Karlan’s argument did not rely on the parade of horribles for gays, whether as employees or in society at large, but in the old school approach to sex discrimination, sticking with the word as written, even as intended, and applying it to a straightforward fact pattern. If it’s fine for a woman to do something, then it can’t be disadvantageous for a man to do the same thing.
That Congress has failed miserably in addressing the fact that society has finally begun to move beyond giving a damn about whom adults find sexually attractive, and the widespread acceptance of gay marriage after Obergefell — another example of SCOTUS doing the dirty work for Congress — makes that plain, puts the onus on lawfare and the courts to fix a gaping hole in discrimination law.
But Pam Karlan? She was brilliant, not merely in framing her argument beyond the limits of gay rights, as the same contention applies to any disadvantage imposed whether it’s because someone is gay or vegan or enjoys sheep in sheer stockings.
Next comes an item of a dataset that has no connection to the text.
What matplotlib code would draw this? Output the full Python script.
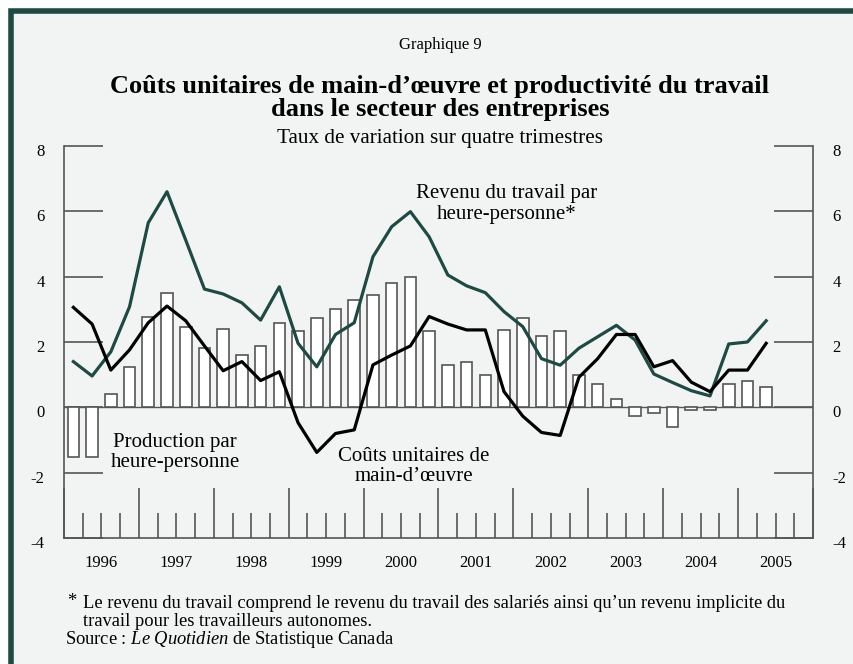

The Supreme Court may yet decide the question of whether “sex” under Title VII includes sexual orientation, and with it the panoply of collateral issues dependent upon the definition of sex that permeates the Civil Rights Act of 1964 and the ancillary laws, such as the Pregnancy Discrimination Act, the followed.
But even if the Court goes nowhere near the morass of problems that remain from Congress’ neglect, Pam Karlan made the argument that surpasses sexual orientation and provides the Court with a means to achieve the outcome her clients seek regardless. This may have been a case for a cause, but Karlan mounted an argument for her clients. And it shouldn’t matter whether her clients were gay; they were still discriminated against because of their sex. That’s the point.